After more than 30 years of studying the physicists who work on gravity waves, spending countless hours talking to physicists and writing a book on the history and sociology of the field, social scientist Harry Collins had a question. Could he pass as a physicist?

He reckons he can —and he has the experimental data to prove it. Collins's study, to be published later this year, is the first experiment on the concept of 'interactional expertise', an idea that could influence areas such as peer review and science journalism. It could even help settle a question lingering since the science wars of the 1990s, when sociologists launched what scientists saw as attacks on the very nature of science, and scientists responded in kind.

Collins's claim rests on his answers to a set of seven questions about gravity-wave physics set by a gravity-wave physicist. His replies, together with those from a real gravitational physicist, were sent to nine researchers in the field (see 'Faking it'). Asked to spot the real physicist, seven were unsure and two chose Collins. The results appear in a paper co-authored with Rob Evans, like Collins based at Cardiff University, UK. It is due to be published this December in Studies in the History of Philosophy of Science (for a preprint see http://www.cf.ac.uk/socsi/expertise).

Nature sent the questions and answers to Sheila Rowan, a gravitational-wave physicist at the University of Glasgow. She was likewise unable to spot the impostor. “The answers are different but it's not obvious which are not by a graduate scientist,” she says.

“I could not run LIGO [a US gravity-wave detector] or do lots of other things,” says Collins. “But the results do show that outsiders can develop a kind of expertise in a scientific field”, even if they cannot carry out the relevant experiments and do not know the mathematics involved.

Collins says this kind of expertise, known as interactional to contrast with the 'contributory expertise' that comes from being able to do experiments and develop theories, should not be dismissed. He points out, for example, that it is important in activities such as grant allocation, in which peer-review panels may include scientists who know the concepts associated with a field, but lack technical understanding.
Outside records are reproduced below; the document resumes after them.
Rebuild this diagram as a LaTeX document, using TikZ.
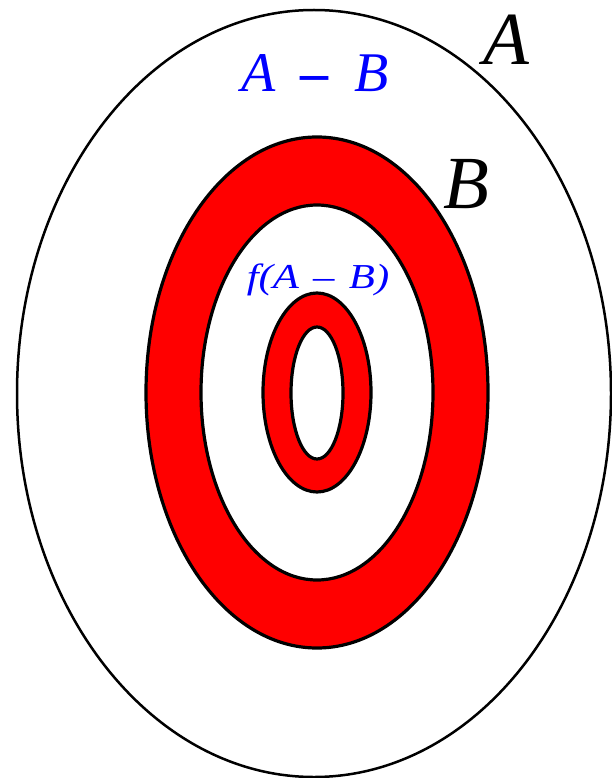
\documentclass[tikz,border=0pt]{standalone}
\usepackage{fontspec}
\setmainfont{Liberation Serif}
\begin{document}
\begin{tikzpicture}[x=1pt,y=-1pt,
  outerset/.style={draw=black, line width=2.5pt},
  ring/.style={fill=red, draw=black, line width=3.2pt, even odd rule},
  biglabel/.style={anchor=base, inner sep=0pt, font=\itshape\fontsize{75}{75}\selectfont},
  setlabel/.style={anchor=base, inner sep=0pt, text=blue, font=\itshape\fontsize{56}{56}\selectfont},
  smalllabel/.style={anchor=base, inner sep=0pt, text=blue, xscale=1.22, font=\itshape\fontsize{35}{35}\selectfont}]
\useasboundingbox (0,0) rectangle (612,778);
\fill[white] (0,0) rectangle (612,778);
% set A
\draw[outerset] (314,393.5) ellipse [x radius=297pt, y radius=383.5pt];
% set B (ring)
\draw[ring] (317,392.5) ellipse [x radius=171pt, y radius=255.5pt]
            (317,392.5) ellipse [x radius=116pt, y radius=187.5pt];
% f(B) (ring)
\draw[ring] (317,392.5) ellipse [x radius=54pt, y radius=99.5pt]
            (317,393) ellipse [x radius=26pt, y radius=66pt];
% labels
\node[biglabel] (labA) at (506,65) {A};
\node[biglabel] (labB) at (466,208) {B};
\node[setlabel] (labAB) at (315,92) {A\hspace{24pt}{\upshape\bfseries –}\hspace{26pt}B};
\node[smalllabel] (labf) at (318,288) {f(A\hspace{3pt} – \hspace{3pt}B)};
\end{tikzpicture}
\end{document}
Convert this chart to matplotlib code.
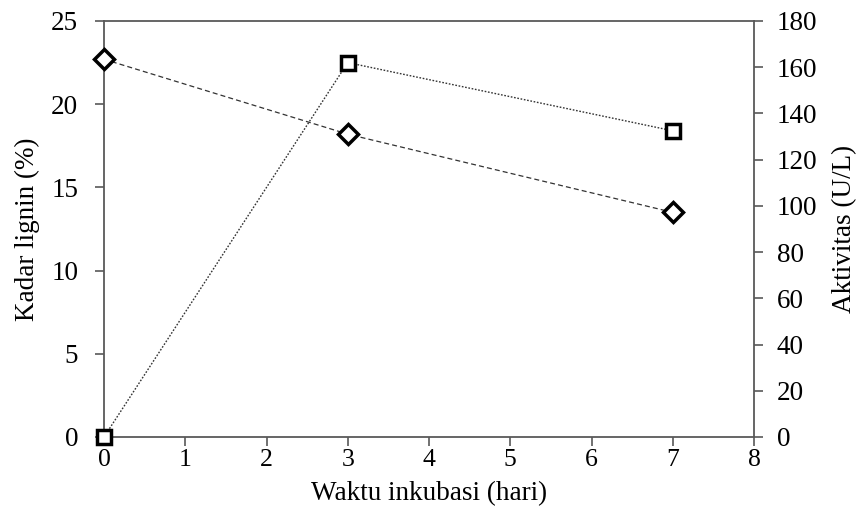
import numpy as np
import matplotlib
matplotlib.use("Agg")
import matplotlib.pyplot as plt

plt.rcParams['font.family'] = ['Liberation Serif', 'DejaVu Serif']

hari = [0, 3, 7]
lignin = [22.7, 18.2, 13.5]       # Kadar lignin (%)
aktivitas = [0.0, 162.0, 132.5]   # Aktivitas (U/L)

fs = 19.5
spine_col = '#595959'

fig = plt.figure(figsize=(8.63, 5.13), dpi=100)
ax = fig.add_axes([104/863, 76/513, 650/863, 416/513])
ax2 = ax.twinx()

ax.plot(hari, lignin, linestyle=(0, (4, 2.5)), color='#333333', lw=0.9,
        marker='D', markersize=10.5, markerfacecolor='white',
        markeredgecolor='black', markeredgewidth=2.5, zorder=3)
ax2.plot(hari, aktivitas, linestyle=(0, (1.2, 1.2)), color='#333333', lw=1.0,
         marker='s', markersize=10.5, markerfacecolor='white',
         markeredgecolor='black', markeredgewidth=2.5, zorder=3)

ax.set_xlim(0, 8)
ax.set_ylim(0, 25)
ax2.set_ylim(0, 180)
ax.set_xticks(range(0, 9))
ax.set_yticks(range(0, 26, 5))
ax2.set_yticks(range(0, 181, 20))

for a in (ax, ax2):
    for s in a.spines.values():
        s.set_color(spine_col)
        s.set_linewidth(1.3)
    a.tick_params(direction='out', length=6.5, width=1.2, color=spine_col,
                  labelsize=fs, labelcolor='black')
ax.tick_params(axis='y', pad=12)
ax2.tick_params(axis='y', pad=10)
ax.tick_params(axis='x', pad=2.5, labelsize=18.5)
ax.spines['right'].set_visible(False)
ax2.spines['left'].set_visible(False)
ax2.spines['bottom'].set_visible(False)
ax2.spines['top'].set_visible(False)

for ln in ax.lines + ax2.lines:
    ln.set_clip_on(False)

ax.set_xlabel('Waktu inkubasi (hari)', fontsize=fs)
ax.set_ylabel('Kadar lignin (%)', fontsize=fs)
ax2.set_ylabel('Aktivitas (U/L)', fontsize=fs)
ax.xaxis.set_label_coords(0.5, -0.105)
ax.yaxis.set_label_coords(-0.099, 0.5)
ax2.yaxis.set_label_coords(1.12, 0.5)

fig.savefig('out.png', dpi=100)
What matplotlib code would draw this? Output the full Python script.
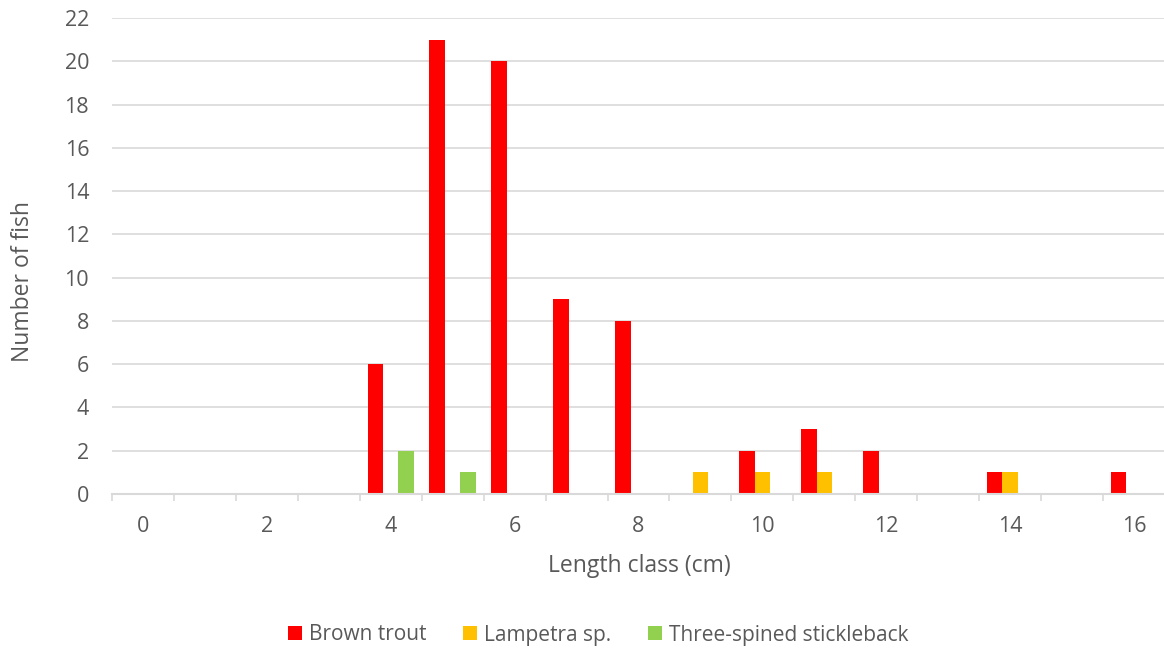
import matplotlib
matplotlib.use("Agg")
import matplotlib.pyplot as plt
from matplotlib.patches import Patch
import numpy as np

# Length classes (cm) and fish counts per species
length_classes = list(range(0, 17))
brown_trout = [0, 0, 0, 0, 6, 21, 20, 9, 8, 0, 2, 3, 2, 0, 1, 0, 1]
lampetra = [0, 0, 0, 0, 0, 0, 0, 0, 0, 1, 1, 1, 0, 0, 1, 0, 0]
stickleback = [0, 0, 0, 0, 2, 1, 0, 0, 0, 0, 0, 0, 0, 0, 0, 0, 0]

series_names = ["Brown trout", "Lampetra sp.", "Three-spined stickleback"]
series_colors = ["#FF0000", "#FFC000", "#92D050"]
series_values = [brown_trout, lampetra, stickleback]

y_ticks = list(range(0, 23, 2))

plt.rcParams["font.family"] = ["Open Sans", "DejaVu Sans"]
text_color = "#595959"
grid_color = "#D9D9D9"

W, H = 1164, 651
fig = plt.figure(figsize=(W / 100, H / 100), dpi=100)
ax = fig.add_axes([112 / W, 1 - 494 / H, (1165 - 112) / W, (494 - 18) / H])

x = np.arange(len(length_classes))
bar_w = 0.25
for i, (vals, color) in enumerate(zip(series_values, series_colors)):
    ax.bar(x + (i - 1) * bar_w, vals, width=bar_w, color=color, zorder=3)

ax.set_xlim(-0.5, len(length_classes) - 0.5)
ax.set_ylim(0, 22)

# horizontal gridlines
ax.set_yticks(y_ticks)
ax.yaxis.grid(True, color=grid_color, linewidth=1.2, zorder=0)
ax.tick_params(axis="y", length=0, pad=16.5, labelsize=15.5, labelcolor=text_color)
for lbl in ax.get_yticklabels():
    lbl.set_horizontalalignment("right")

# category boundaries as tick marks, labels at every second class
ax.set_xticks(np.arange(-0.5, len(length_classes), 1.0))
ax.set_xticklabels([])
ax.tick_params(axis="x", which="major", length=5, width=1.2, color=grid_color)
even = [c for c in length_classes if c % 2 == 0]
ax.set_xticks([length_classes.index(c) for c in even], minor=True)
ax.set_xticklabels([str(c) for c in even], minor=True)
ax.tick_params(axis="x", which="minor", length=0, pad=16, labelsize=15.5,
               labelcolor=text_color)

for side in ["top", "right", "left"]:
    ax.spines[side].set_visible(False)
ax.spines["bottom"].set_color(grid_color)
ax.spines["bottom"].set_linewidth(1.5)
ax.spines["bottom"].set_zorder(4)

fig.text(639 / W, 1 - 566 / H, "Length class (cm)", ha="center", va="center",
         fontsize=16.5, color=text_color)
fig.text(23 / W, 1 - 282 / H, "Number of fish", ha="center", va="center",
         rotation=90, fontsize=16.5, color=text_color)

handles = [Patch(facecolor=c, edgecolor="none") for c in series_colors]
fig.legend(handles, series_names, loc="center", ncol=3,
           bbox_to_anchor=(598 / W, 1 - 635 / H), frameon=False,
           fontsize=15, labelcolor=text_color, handlelength=0.67,
           handleheight=0.67, handletextpad=0.34, columnspacing=1.75)

fig.savefig("out.png", dpi=100)
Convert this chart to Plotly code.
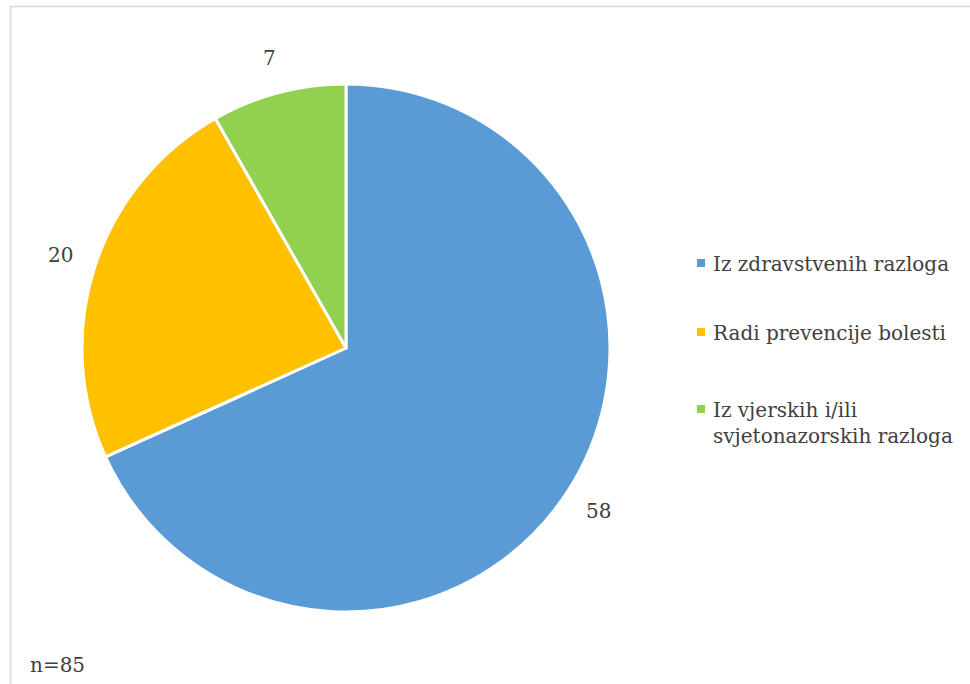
import math
import plotly.graph_objects as go

# Reasons for the diet (n=85)
categories = ["Iz zdravstvenih razloga", "Radi prevencije bolesti", "Iz vjerskih i/ili svjetonazorskih razloga"]
legend_labels = ["Iz zdravstvenih razloga", "Radi prevencije bolesti", "Iz vjerskih i/ili<br>svjetonazorskih razloga"]
values = [58, 20, 7]
colors = ["#5B9BD5", "#FFC000", "#92D050"]
note = "n=85"

W, H = 970, 684
cx, cy, r = 346, 348, 264  # pie centre and domain half-size in pixels
FONT = "DejaVu Serif"
TXT = "#404040"

fig = go.Figure(go.Pie(
    labels=categories,
    values=values,
    sort=False,
    direction="clockwise",
    rotation=0,
    marker=dict(colors=colors, line=dict(color="white", width=3)),
    textinfo="none",
    hoverinfo="label+value",
    showlegend=False,
    domain=dict(x=[(cx - r) / W, (cx + r) / W], y=[1 - (cy + r) / H, 1 - (cy - r) / H]),
))

annotations = []
# value labels outside each slice, placed along the slice's mid angle
total = sum(values)
cum = 0
label_r = r + 36
for v in values:
    mid = (cum + v / 2) / total * 2 * math.pi
    cum += v
    px = cx + label_r * math.sin(mid)
    py = cy - label_r * math.cos(mid)
    annotations.append(dict(
        x=px / W, y=1 - py / H, xref="paper", yref="paper",
        text=str(v), showarrow=False, xanchor="center", yanchor="middle",
        font=dict(family=FONT, size=20, color=TXT),
    ))

# legend
shapes = []
legend_rows = [263, 332, 409]
for lab, col, ly in zip(legend_labels, colors, legend_rows):
    shapes.append(dict(type="rect", xref="paper", yref="paper",
                       x0=697 / W, x1=705 / W, y0=1 - (ly + 4) / H, y1=1 - (ly - 4) / H,
                       fillcolor=col, line=dict(width=0)))
    annotations.append(dict(
        x=711 / W, y=1 - (ly - 13) / H, xref="paper", yref="paper",
        text=lab, showarrow=False, xanchor="left", yanchor="top", align="left",
        font=dict(family=FONT, size=20, color=TXT),
    ))

annotations.append(dict(
    x=28 / W, y=1 - 665 / H, xref="paper", yref="paper",
    text=note, showarrow=False, xanchor="left", yanchor="middle",
    font=dict(family=FONT, size=20, color=TXT),
))

# chart border
shapes.append(dict(type="rect", xref="paper", yref="paper",
                   x0=10.5 / W, x1=1.01, y0=-0.01, y1=1 - 6.5 / H,
                   line=dict(color="#D9D9D9", width=1.5), fillcolor="rgba(0,0,0,0)", layer="below"))

fig.update_layout(
    width=W, height=H,
    margin=dict(l=0, r=0, t=0, b=0),
    paper_bgcolor="white", plot_bgcolor="white",
    annotations=annotations, shapes=shapes,
)

fig.write_html("out.html")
In a second experiment, Collins and Evans got groups of colour-blind people to pretend they could see colours. Judges compared their performance in conversation with that of people with normal sight. As Collins expected, the colour-blind, immersed in the language of colour vision, had the interactional expertise to pass as colour-perceivers. In contrast, people lacking perfect musical pitch could not pass for those who could. Very few have such an ability, so those lacking it have not learnt to describe how the skill feels.

He might not be able to run this gravity-wave detector, but a social scientist passed himself off as a physicist. Credit: T. GUICCIARDINI/SPL

If the concept of interactional expertise catches on, it could affect the argument about whether an outsider, such as an anthropologist, can properly understand another group, such as a remote rural community. The debate was part of the science wars, when some scientists claimed that sociologists studying science did not understand the disciplines involved, in part because they did not practise them.

Collins's results do not end that discussion, but they do suggest that outsiders can develop expertise in a field. Collins says that investigators now have a way to display their expertise — and that they and their critics can talk sensibly about whether it is appropriate.

One of the main protagonists in the debate was Alan Sokal, a physicist at New York University who authored a spoof science-studies paper that was accepted by Social Text, a cultural research journal. The paper, which consisted of meaningless arguments about quantum theory, was intended to expose what Sokal and others saw as a lack of academic rigour among sociologists.

Sokal says he is struck by Collins's skills in physics, but notes that such understanding would not be enough for more ambitious sociology research that attempts to probe how cultural and scientific factors shape science. “If that's your goal you need a knowledge of the field that is virtually, if not fully, at the level of researchers in the field,” says Sokal. “Unless you understand the science you can't get into the theories.”

Faking it

One answer to the following question is from an experienced gravity-wave physicist, the other is from social scientist Harry Collins of Cardiff University, UK. To find out which is which, see page 15.

A theorist tells you that she has come up with a theory in which a circular ring of particles is displaced by gravitational waves so that the circular shape remains the same but the size oscillates about a mean size. Would it be possible to measure this effect using a laser interferometer?

A: Yes, but you should analyse the sum of the strains in the two arms, rather than the difference. In fact, you don't even need two arms of an interferometer to detect gravitational waves, provided you can measure the round-trip light travel time along a single arm accurately enough to detect small changes in its length.

B: It depends on the direction of the source. There will be no detectable signal if the source lies anywhere on the plane that passes through the centre station and bisects the angle of the two arms. Otherwise there will be a signal, maximized when the source lies along one or other of the two arms.